During the elevator ride up to my room the night I'd been admitted to the hospital, my family stood hushed and somber, as I leaned tiredly against the wall with my crutches. Facing us, and our obvious distress over what seemed to her a minor event, a nurse patted my cheek, pointed at my cast, and said, "That'll be all healed in no time, don't you worry," before cheerily exiting the elevator and leaving us further stunned and embarrassed.
This misapprehension of my illness soon became a theme, and has remained so all these years. When you have a disease that no one can see, you are alone with it in a peculiar way: the more obviously ill and handicapped may be rejected out of hand, but with diabetes you are accepted, to the extent that you can "pass." And, I might emphasize, only so far as you seem "normal." What this creates is a division of self, the "abnormal" hidden within the "normal," the body primed to betray its secrets, the rejections delayed but looming. I have learned over the years to expect them, and many friends have commented on this trait of skittish anticipation of the worst. This attitude, however strange and sad it seems, reflects my reality. I am always a guest in the good graces of others, and, directly or indirectly, it is my body that will turn them away from me.
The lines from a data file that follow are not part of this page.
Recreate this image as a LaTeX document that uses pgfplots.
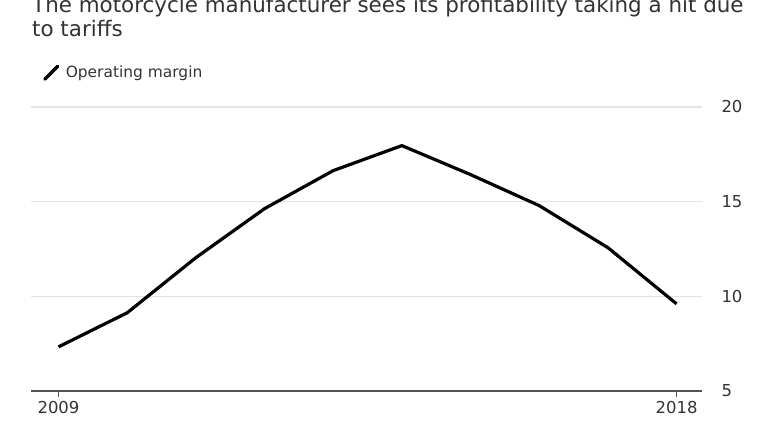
\documentclass[border=0pt]{standalone}
\usepackage{pgfplots}
\pgfplotsset{compat=1.18}
\usepackage{fontspec}
\setmainfont{DejaVu Sans}
\definecolor{txt}{HTML}{333333}
\definecolor{gridc}{HTML}{E3E3E3}
\definecolor{axisc}{HTML}{555555}
\begin{document}
\begin{tikzpicture}[x=1bp,y=1bp]
\useasboundingbox (0,0) rectangle (768,432);
% title, its first line cut at the top as in the source
\node[anchor=base west, text=txt, font=\fontsize{21.5}{24}\selectfont, inner sep=0pt] at (32,419)
  {The motorcycle manufacturer sees its profitability taking a hit due};
\node[anchor=base west, text=txt, font=\fontsize{21.5}{24}\selectfont, inner sep=0pt] at (32,395)
  {to tariffs};
\begin{axis}[
    at={(31bp,41bp)}, anchor=south west,
    scale only axis, width=671bp, height=284bp,
    xmin=2008.6, xmax=2018.37, ymin=5, ymax=20,
    axis x line*=bottom, axis y line*=right,
    y axis line style={draw=none},
    x axis line style={draw=axisc, line width=1.6bp, -},
    xtick={2009,2018},
    x tick label style={/pgf/number format/1000 sep={}, yshift=-1bp},
    xtick style={draw=axisc, line width=0.8bp},
    tick align=outside, major tick length=6bp,
    ytick={5,10,15,20},
    ytick style={draw=none},
    yticklabel pos=right,
    yticklabel style={anchor=west, xshift=10bp},
    ymajorgrids, grid style={gridc, line width=1.2bp},
    tick label style={text=txt, font=\fontsize{16.5}{19}\selectfont},
    /pgf/number format/assume math mode=true,
    clip=false,
    legend style={at={(0,1)}, anchor=south west, draw=none, fill=none,
      xshift=9bp, yshift=24bp, font=\fontsize{15.5}{18}\selectfont, text=txt},
    legend cell align=left,
    legend image code/.code={%
      \draw[line width=3.2bp, black, line cap=round] (1bp,-7bp) -- (14bp,6bp);
      \path[draw=none] (0bp,0bp) -- (20bp,0bp);},
  ]
  \addplot[black, line width=3.2bp, line join=round] coordinates {
    (2009,7.33)
    (2010,9.13)
    (2011,12.04)
    (2012,14.63)
    (2013,16.64)
    (2014,17.96)
    (2015,16.43)
    (2016,14.79)
    (2017,12.57)
    (2018,9.6)
  };
  \legend{Operating margin}
\end{axis}
\end{tikzpicture}
\end{document}
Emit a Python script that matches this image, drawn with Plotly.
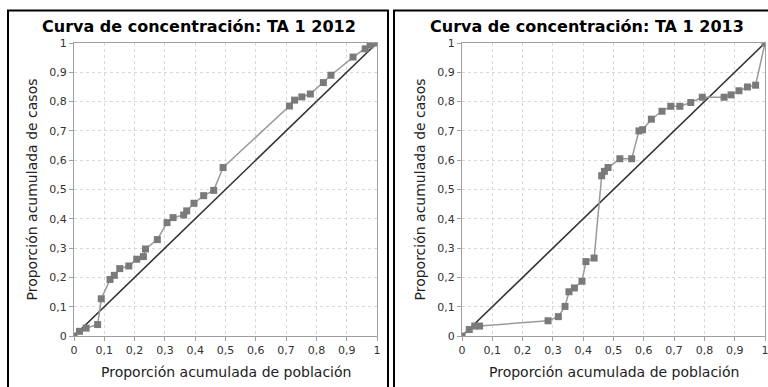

This lesson began to take root in my mind immediately, and budding adolescent femaleness soon reinforced it. A few short weeks after my diagnosis, my broken ankle was deemed healed and the cast was removed from my leg, an oddly shrunken limb that no longer seemed mine. The muscle was stringy and wasted, dead skin in chalky layers flaked from my surface, and long black hairs the likes of which I'd never seen emerged through the powdery crud like strange weeds, prickly as burrs, sharp as scissor-grass. Home from the doctor's office, I locked myself in the bathroom, scrubbed until my skin turned red, and shaved until the razor was packed with detritus. Already I had a typical horror of the real, mature female body. In another few weeks, the first brown stains appeared on my underwear, another phenomenon to hide at all costs. I developed a horror of and disbelief in the tampon commercials that depicted slim young girls in white pants. Never, never would I wear such clothing. They could keep the white pants in the same dustbin as the girdles, the one as overly revealing as the other was oppressive. Soon, my skin was breaking out from scalp to waist, and within months, I began gaining significant amounts of weight and metamorphosed from skinny to plump. I no longer knew myself.
And so, I did what we all do. I covered myself and I hid what all women hide--menstruation, bulges, hair, pimples--and the extra mess of urine tests and injection sites. The women that I wanted to be like were smooth, nice-smelling, and functioned as imperceptibly as the grass grew. I took to wearing high collars and long pants in dark colors, continued to let my hair grow as a veil over my ears, neck, and face, and took to filthy bathroom stalls to take my shots. No one wanted to see the truth, and I wasn't about to make them. Although in the back of my head I wanted to believe there were more important things than cosmetic beauty, I thought the truth was just as gross as most people did. It was just that because of my diabetes I knew that the ugly truth was me.